Теперь и в самом деле корабль плыл над ночью, и, выключив в кабине свет, Владимир увидел в иллюминатор знобящую пустоту, безмолвный мрак. На другой стороне земного шара корабль уже не могли достать радиоволны, и наполненные этой же пустотой и этим же молчанием наушники обессиленно жались к вискам. Все вымерло вокруг, на всем белом, нет, теперь уже черном свете, во всей вселенной остался лишь он один на виду у холодных, безжизненно ярких звезд…
Каким спасительным, вернувшим к жизни током пронзило его, когда, проплыв над багрово-оранжевой полосой зари, он вновь услышал знакомый голос дежурного Центра управления. Его чуть искаженный баритон, передававший спокойные обязательные фразы, прозвучал музыкой.
Но странно — отозвавшись на этот голос, Владимир не ощутил ожидаемой радости и, произнеся обычное: «Прием», стал ждать других голосов, которых здесь действительно ему не хватало. Когда же в ответ снова раздались повелительно-ободряющие нотки уже знакомого баритона, он понял, каких голосов ждал, и с досадой посмотрел на два пустующих по бокам кресла.

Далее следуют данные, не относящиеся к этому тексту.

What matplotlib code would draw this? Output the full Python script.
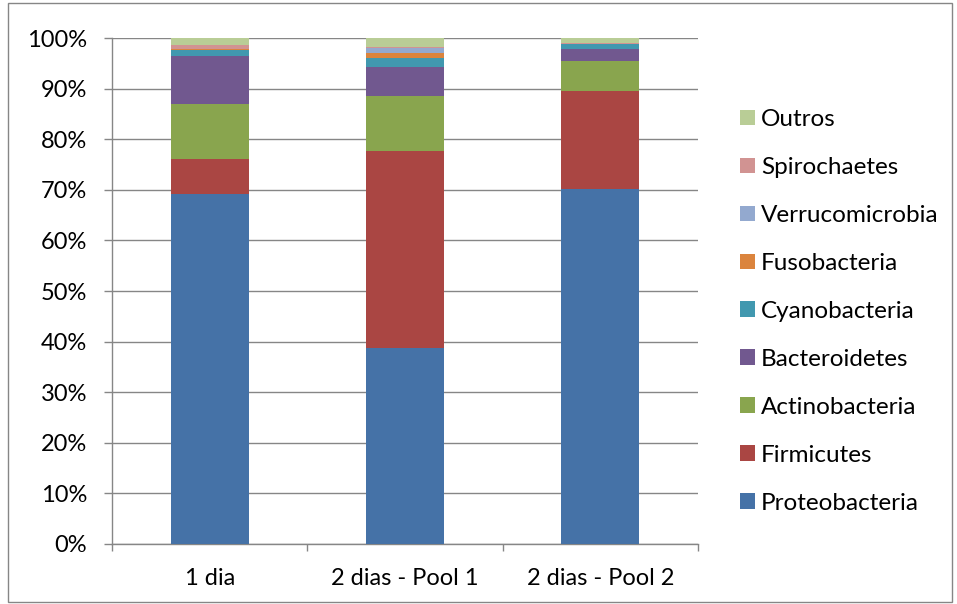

То, что было задумано, вычислено, отрепетировано долгими месяцами тренировок на Земле, здесь, на орбите, показалось ему несбыточной фантастикой. Да, они взлетят ровно в срок, но возможно ли в этом океане, поистине безбрежном, не сравнимом ни с одним земным, — возможно ли здесь найти друг друга? А уж причалить, состыковаться, перейти из корабля в корабль?..
Так он плыл над планетой, пересекая дни и ночи, вновь и вновь мысленно повторяя каждую команду, каждый жест, каждое нажатие на клавиши пульта, уверенный в себе и в корабле и в то же время только здесь, в космическом океане, осознавший грандиозность и необыкновенную трудность осуществления задуманного.
На семнадцатом витке, ровно через сутки, когда корабль проплывал над заснеженным Байконуром, он увидел в иллюминатор точно поднявшуюся со дна, устремившуюся вверх ракету, за которой и вправду, как будто в океане, стремительно потянулся пенистый след. По расчетам это были они, на «Союзе-5». Теряя из виду белый бурун, оставленный теперь уже невидимой ракетой, он опять поглядел на пустующие кресла и подумал о том, что сомневался не зря…
Но что это? Неужели Борис?
— «Амур», «Амур»… Я «Байкал»… Как слышишь? Прием…
«Амуром» был Владимир, «Байкалом» — Борис. И все шло, как намечалось по программе, но почему с такой радостью дрогнуло сердце, едва в наушники прокрался знакомый и как бы чуть надтреснутый голос?